Just because people say it's "taking up their bandwidth" doesn't mean that's what's actually happening.

It might be causing some other kind of issues but a microphone can't really "take up someone's bandwidth"... That's not really how things work.


I have a fancy microphone, but when I’m away from home in a low bandwidth situation I often phone in audio to zoom because it lags less. Lagging video and non-lagging audio seems to bother people less than both lagging.


The people complaining have absolutely no idea what they’re talking about.


I think it's the classic case of "when customers tell you something is broken, they are usually right. When customers tell you WHAT is broken, they are usually wrong".


For some reason I've observed this to be true of QA reporting issues.


I have an expensive microphone and picked "use original audio" in Zoom, which says that it takes more bandwidth and compute resources for the receivers.
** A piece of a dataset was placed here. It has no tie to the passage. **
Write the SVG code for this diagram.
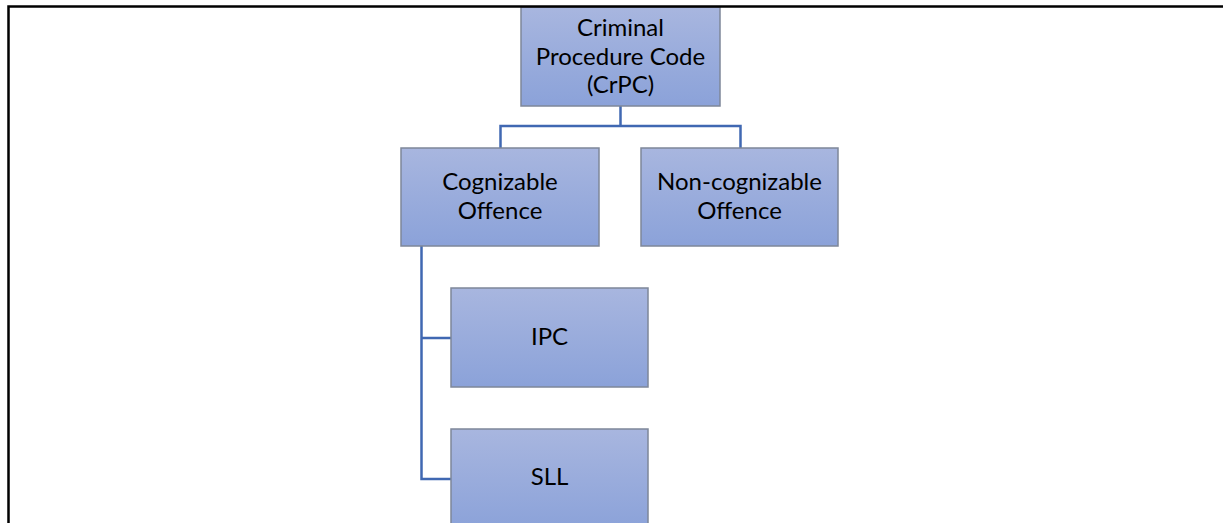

Of course, you could just not click that if people complained.

I haven't heard anyone complain. Rather, everyone else also bought expensive microphones and enabled original audio, and the results are excellent.

(Unsolicited tip: some sort of noise gate is really nice so that when you unmute, it doesn't raise the noise floor for the call. I ended up using Krisp, which seems to work quite well. Yeah, it's a subscription service for something your audio interface could theoretically do, and they market it as AI but it's not really AI and that's kind of scummy, but it doesn't take up any space on my desk, and it's not that expensive, so whatever. Sometimes it works too well -- people will apologize for their dog barking, or a fire truck driving by, and it's just met with confusion because that all got filtered out.)


How did they know?

I didn't tell them, "I'm about to switch to the microphone", I switched to the microphone and they told me to stop and they claimed it was using all their bandwidth and to go back to using the phone instead of the microphone.

I'll take the downvotes, that's fine, but how did the people complaining know I had switched to the microphone and what were they complaining about?


How did they even know you had switched to a microphone if you didn't tell them? How did they know to blame it?


That's what I'm asking too, how did they know? I get no answer.


You sounded different, and they decided to blame unrelated internet problems on that. Easy.


> people complained that [my microphone] was taking up all their bandwidth

That's not how I expect your choice of mic to affect anyone else's experience.

It would surprise me if additional network load is part of what happens.


This makes as much sense as astrology.